To do. State how many lines of the listing below include the word "Apache". Give only the number.

[Begin Available records]

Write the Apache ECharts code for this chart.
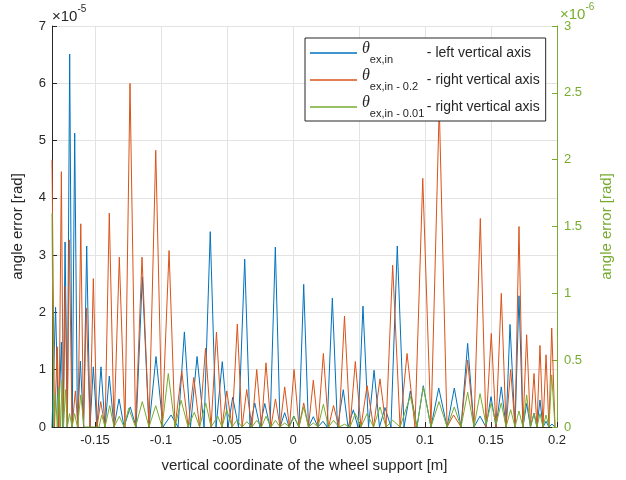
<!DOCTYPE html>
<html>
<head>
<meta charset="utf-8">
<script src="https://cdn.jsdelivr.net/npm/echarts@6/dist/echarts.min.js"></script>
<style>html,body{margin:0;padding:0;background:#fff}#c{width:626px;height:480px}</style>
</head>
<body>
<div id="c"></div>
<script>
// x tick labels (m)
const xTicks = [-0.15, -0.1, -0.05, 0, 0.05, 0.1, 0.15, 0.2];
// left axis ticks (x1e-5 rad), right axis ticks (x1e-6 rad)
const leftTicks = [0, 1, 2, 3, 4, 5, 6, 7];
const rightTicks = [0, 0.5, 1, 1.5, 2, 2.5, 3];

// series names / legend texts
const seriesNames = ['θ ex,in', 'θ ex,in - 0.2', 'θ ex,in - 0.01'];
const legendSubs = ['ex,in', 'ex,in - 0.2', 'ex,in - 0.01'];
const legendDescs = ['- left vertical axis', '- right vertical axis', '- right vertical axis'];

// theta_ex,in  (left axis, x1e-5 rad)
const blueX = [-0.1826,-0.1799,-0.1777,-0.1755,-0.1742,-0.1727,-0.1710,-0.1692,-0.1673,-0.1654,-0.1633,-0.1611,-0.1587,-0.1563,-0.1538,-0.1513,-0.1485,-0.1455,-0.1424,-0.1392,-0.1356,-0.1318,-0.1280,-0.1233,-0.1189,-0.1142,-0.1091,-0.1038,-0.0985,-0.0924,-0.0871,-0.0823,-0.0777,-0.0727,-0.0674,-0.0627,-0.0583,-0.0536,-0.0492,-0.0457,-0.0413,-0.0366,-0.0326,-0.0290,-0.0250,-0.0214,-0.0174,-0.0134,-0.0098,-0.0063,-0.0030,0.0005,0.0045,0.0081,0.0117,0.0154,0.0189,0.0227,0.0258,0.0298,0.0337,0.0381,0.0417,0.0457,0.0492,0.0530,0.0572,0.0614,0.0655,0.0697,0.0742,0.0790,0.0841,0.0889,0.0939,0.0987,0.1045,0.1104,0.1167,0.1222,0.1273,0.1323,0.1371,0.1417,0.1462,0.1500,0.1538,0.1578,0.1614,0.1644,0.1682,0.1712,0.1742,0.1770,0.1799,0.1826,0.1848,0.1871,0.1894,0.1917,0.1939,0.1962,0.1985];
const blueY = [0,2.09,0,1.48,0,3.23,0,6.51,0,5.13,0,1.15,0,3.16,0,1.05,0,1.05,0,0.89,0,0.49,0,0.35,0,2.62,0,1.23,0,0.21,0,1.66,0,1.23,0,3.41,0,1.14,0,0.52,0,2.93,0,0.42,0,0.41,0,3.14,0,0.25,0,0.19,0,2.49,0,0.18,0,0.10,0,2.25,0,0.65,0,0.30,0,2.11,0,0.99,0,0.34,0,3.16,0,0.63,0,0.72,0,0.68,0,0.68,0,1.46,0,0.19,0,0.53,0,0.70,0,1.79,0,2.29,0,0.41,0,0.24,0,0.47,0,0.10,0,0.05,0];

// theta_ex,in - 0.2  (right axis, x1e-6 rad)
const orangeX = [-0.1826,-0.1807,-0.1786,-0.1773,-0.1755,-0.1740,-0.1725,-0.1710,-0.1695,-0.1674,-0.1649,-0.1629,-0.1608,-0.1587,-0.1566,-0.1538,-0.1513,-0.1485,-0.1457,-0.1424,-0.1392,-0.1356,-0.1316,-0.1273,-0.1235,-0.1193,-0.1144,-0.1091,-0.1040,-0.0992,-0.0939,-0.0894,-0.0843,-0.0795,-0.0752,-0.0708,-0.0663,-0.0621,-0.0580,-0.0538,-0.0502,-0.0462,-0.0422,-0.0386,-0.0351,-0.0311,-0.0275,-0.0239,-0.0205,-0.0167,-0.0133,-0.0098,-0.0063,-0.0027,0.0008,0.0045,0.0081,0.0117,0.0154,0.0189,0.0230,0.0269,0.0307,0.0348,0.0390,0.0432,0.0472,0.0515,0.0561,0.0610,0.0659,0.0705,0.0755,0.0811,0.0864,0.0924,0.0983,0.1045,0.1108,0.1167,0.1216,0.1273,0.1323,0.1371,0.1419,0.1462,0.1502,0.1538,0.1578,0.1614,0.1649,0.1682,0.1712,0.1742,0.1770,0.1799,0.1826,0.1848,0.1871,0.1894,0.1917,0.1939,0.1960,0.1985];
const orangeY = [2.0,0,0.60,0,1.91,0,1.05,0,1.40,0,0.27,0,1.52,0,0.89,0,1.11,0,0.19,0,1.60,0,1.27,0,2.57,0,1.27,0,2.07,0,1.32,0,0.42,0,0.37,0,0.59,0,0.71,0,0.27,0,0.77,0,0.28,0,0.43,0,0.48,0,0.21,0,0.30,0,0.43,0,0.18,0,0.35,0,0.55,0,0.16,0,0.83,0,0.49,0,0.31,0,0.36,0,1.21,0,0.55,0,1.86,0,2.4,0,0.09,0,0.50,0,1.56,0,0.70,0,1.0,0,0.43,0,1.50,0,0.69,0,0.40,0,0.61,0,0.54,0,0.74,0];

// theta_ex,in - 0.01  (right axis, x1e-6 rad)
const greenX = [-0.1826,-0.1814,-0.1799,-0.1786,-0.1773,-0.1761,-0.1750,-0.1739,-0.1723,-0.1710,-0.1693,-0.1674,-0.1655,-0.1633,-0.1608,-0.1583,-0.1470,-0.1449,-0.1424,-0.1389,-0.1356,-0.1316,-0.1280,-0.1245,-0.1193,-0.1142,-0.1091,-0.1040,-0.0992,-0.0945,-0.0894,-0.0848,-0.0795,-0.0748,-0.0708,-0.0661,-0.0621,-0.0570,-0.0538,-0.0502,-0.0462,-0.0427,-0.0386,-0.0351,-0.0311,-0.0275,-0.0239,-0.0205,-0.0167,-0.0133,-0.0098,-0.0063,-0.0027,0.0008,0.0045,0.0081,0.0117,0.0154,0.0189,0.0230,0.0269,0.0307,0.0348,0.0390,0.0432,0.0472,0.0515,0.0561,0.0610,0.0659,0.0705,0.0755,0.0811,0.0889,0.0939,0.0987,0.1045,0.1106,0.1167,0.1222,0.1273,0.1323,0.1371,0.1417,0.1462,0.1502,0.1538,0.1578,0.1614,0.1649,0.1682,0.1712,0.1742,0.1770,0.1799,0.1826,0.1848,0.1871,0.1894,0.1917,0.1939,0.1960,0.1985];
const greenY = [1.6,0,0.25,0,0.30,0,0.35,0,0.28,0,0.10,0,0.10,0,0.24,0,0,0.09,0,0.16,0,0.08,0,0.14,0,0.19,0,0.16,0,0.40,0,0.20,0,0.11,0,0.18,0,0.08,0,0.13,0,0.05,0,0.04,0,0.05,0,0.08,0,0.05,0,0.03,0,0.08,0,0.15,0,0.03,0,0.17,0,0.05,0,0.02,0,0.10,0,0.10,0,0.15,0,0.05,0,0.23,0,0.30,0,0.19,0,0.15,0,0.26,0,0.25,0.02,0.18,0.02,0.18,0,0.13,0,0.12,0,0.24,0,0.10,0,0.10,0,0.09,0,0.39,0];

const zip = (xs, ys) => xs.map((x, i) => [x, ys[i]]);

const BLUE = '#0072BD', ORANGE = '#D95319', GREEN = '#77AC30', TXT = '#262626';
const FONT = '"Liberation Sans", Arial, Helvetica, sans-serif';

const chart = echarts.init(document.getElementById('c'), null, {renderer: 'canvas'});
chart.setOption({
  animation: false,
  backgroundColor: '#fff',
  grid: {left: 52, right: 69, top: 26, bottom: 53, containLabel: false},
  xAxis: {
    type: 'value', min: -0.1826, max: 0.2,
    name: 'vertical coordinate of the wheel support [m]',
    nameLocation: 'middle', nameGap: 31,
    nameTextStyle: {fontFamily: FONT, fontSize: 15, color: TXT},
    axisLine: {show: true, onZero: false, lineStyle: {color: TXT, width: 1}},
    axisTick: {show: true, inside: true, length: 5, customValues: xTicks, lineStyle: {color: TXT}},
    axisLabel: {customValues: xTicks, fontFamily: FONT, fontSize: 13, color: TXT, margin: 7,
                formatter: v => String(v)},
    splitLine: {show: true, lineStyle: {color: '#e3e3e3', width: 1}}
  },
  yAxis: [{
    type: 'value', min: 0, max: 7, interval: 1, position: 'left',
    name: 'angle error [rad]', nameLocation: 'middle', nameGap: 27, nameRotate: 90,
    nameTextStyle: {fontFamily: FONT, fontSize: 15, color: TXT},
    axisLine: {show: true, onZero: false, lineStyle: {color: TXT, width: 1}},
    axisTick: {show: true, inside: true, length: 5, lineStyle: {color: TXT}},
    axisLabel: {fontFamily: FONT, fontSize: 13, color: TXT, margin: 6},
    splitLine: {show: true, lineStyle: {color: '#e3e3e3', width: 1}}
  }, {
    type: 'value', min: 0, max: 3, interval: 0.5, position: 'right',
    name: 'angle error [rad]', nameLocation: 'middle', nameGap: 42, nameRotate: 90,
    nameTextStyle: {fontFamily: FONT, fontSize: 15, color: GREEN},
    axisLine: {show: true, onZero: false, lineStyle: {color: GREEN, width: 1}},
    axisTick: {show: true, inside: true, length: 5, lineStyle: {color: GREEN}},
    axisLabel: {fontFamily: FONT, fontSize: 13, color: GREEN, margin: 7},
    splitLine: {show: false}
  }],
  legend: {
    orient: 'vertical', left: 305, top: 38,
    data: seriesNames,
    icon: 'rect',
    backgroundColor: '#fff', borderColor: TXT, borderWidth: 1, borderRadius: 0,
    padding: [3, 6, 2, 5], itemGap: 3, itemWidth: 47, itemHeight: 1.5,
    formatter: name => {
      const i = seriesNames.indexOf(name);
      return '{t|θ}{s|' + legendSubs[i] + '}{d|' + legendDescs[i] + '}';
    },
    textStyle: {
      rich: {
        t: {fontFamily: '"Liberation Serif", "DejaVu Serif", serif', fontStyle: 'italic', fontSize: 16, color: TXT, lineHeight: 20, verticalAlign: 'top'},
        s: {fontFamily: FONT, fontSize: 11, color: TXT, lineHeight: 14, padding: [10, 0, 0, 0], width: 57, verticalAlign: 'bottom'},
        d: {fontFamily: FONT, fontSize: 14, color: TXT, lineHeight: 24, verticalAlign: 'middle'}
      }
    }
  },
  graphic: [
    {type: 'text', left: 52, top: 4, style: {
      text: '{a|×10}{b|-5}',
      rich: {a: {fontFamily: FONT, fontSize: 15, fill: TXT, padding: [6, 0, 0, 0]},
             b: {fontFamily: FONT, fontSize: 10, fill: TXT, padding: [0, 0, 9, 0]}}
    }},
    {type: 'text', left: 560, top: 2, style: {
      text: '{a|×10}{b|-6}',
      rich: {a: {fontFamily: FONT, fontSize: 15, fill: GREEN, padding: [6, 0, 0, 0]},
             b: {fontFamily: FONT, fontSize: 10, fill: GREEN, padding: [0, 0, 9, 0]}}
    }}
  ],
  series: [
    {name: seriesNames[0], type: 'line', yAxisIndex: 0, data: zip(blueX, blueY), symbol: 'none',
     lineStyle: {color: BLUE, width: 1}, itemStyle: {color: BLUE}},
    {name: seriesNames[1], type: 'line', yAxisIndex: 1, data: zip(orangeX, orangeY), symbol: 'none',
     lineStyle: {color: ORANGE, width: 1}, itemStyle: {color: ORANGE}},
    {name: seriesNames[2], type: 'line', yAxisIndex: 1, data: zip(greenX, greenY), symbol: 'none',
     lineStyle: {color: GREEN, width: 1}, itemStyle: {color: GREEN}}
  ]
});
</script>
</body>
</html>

[End Available records]
[Begin Available records]

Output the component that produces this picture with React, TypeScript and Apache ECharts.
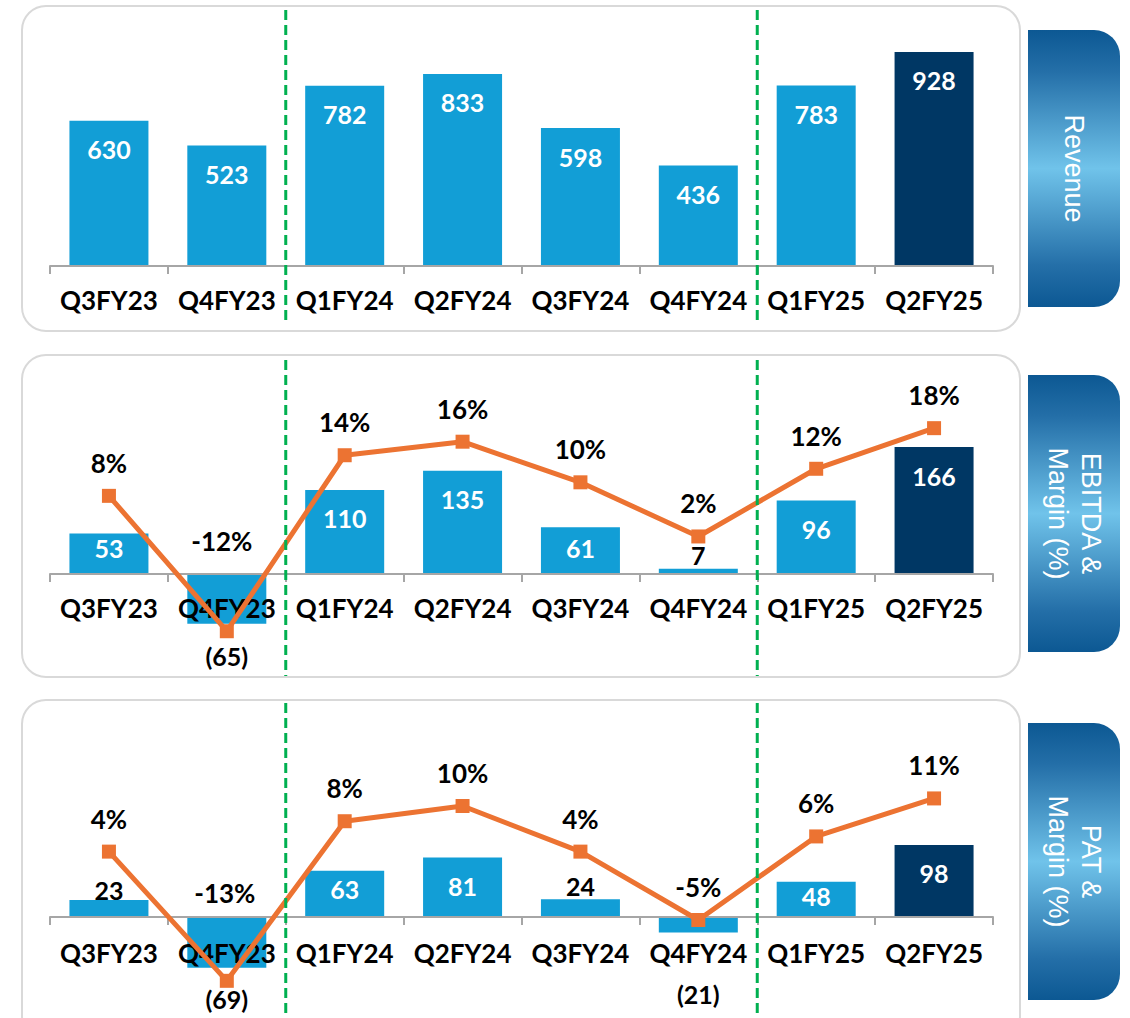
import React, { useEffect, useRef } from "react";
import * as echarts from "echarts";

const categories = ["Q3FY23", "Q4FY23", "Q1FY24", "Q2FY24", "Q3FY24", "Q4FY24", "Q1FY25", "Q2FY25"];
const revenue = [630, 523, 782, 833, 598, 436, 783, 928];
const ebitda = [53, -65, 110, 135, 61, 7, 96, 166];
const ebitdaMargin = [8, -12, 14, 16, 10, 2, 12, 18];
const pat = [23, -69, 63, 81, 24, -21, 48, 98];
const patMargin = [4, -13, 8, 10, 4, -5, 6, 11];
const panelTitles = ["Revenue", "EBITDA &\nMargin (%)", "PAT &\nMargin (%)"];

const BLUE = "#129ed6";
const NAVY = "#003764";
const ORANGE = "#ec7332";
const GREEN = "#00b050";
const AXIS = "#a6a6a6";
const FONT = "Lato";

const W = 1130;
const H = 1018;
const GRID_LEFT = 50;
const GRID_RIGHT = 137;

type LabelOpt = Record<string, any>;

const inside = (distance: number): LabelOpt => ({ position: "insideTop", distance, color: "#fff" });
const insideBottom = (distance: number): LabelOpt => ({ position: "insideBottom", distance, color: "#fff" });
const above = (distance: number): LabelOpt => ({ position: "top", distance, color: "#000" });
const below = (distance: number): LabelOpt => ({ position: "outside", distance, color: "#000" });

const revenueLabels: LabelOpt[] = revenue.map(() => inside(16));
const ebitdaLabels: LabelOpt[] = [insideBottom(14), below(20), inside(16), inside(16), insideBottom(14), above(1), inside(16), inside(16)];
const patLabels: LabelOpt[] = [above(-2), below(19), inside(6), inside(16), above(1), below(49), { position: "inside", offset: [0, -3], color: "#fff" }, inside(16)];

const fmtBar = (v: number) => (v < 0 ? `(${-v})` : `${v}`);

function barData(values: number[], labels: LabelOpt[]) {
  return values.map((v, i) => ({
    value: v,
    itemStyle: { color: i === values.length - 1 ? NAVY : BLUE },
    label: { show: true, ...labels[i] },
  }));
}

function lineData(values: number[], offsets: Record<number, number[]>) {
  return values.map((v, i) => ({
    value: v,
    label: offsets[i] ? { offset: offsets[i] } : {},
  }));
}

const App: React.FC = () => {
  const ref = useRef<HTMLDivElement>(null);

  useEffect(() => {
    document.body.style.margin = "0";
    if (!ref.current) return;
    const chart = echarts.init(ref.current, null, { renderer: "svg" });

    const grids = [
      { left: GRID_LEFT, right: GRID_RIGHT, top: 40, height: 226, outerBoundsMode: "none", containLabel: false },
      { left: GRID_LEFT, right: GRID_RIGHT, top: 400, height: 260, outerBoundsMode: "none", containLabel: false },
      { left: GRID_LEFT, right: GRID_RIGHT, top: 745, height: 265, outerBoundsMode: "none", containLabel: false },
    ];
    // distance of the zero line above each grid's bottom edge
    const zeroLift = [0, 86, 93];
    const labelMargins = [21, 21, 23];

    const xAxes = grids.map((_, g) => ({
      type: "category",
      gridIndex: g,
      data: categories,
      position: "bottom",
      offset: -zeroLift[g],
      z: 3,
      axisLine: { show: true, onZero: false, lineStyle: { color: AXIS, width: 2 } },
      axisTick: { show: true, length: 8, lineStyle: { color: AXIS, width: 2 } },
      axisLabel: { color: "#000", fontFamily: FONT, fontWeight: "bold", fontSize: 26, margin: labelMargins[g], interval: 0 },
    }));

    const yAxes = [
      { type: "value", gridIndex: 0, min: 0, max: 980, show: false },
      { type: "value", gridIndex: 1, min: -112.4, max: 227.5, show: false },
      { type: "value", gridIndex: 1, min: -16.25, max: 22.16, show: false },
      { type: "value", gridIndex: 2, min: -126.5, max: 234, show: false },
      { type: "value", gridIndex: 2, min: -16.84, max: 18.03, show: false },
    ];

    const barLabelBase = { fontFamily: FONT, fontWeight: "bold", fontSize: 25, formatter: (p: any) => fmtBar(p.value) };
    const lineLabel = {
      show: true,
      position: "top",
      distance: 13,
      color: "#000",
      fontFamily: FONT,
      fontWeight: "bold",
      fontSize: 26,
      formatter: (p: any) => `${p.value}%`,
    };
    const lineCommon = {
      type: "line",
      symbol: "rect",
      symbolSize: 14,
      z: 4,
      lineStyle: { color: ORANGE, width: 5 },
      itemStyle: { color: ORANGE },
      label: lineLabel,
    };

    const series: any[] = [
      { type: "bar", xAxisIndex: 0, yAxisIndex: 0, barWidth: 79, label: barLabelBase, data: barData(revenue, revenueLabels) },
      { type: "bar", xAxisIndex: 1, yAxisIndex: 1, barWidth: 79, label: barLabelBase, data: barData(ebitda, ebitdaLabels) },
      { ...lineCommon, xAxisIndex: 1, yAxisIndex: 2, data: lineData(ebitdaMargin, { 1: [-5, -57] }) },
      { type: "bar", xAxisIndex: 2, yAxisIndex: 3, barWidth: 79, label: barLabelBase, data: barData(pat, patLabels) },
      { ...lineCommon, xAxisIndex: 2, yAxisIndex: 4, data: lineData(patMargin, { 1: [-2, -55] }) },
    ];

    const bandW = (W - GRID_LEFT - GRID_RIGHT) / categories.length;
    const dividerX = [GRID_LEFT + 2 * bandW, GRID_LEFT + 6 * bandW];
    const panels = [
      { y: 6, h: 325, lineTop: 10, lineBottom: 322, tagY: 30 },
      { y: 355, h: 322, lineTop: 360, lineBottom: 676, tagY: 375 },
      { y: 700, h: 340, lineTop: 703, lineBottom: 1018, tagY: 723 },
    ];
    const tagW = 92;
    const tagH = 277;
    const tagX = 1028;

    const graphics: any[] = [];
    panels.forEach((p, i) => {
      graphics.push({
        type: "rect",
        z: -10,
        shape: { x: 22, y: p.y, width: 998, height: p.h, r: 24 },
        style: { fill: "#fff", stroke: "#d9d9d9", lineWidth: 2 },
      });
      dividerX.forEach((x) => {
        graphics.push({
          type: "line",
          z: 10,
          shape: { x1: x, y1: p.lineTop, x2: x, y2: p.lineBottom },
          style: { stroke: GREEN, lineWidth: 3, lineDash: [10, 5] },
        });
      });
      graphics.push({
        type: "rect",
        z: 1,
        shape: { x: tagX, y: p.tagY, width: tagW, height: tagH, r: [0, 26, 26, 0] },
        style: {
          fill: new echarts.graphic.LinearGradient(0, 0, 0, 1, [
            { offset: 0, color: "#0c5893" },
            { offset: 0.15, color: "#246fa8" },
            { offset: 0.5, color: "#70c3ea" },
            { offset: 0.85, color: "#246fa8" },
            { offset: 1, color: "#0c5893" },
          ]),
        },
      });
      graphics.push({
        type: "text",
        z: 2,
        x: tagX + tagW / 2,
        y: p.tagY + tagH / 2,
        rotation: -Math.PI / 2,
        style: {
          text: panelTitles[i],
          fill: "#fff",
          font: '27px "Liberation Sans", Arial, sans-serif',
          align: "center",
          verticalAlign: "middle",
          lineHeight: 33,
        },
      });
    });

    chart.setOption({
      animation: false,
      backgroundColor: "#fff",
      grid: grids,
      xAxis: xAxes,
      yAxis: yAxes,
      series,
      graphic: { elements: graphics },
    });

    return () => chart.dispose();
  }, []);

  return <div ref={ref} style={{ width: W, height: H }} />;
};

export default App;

[End Available records]

Reply to the task. 2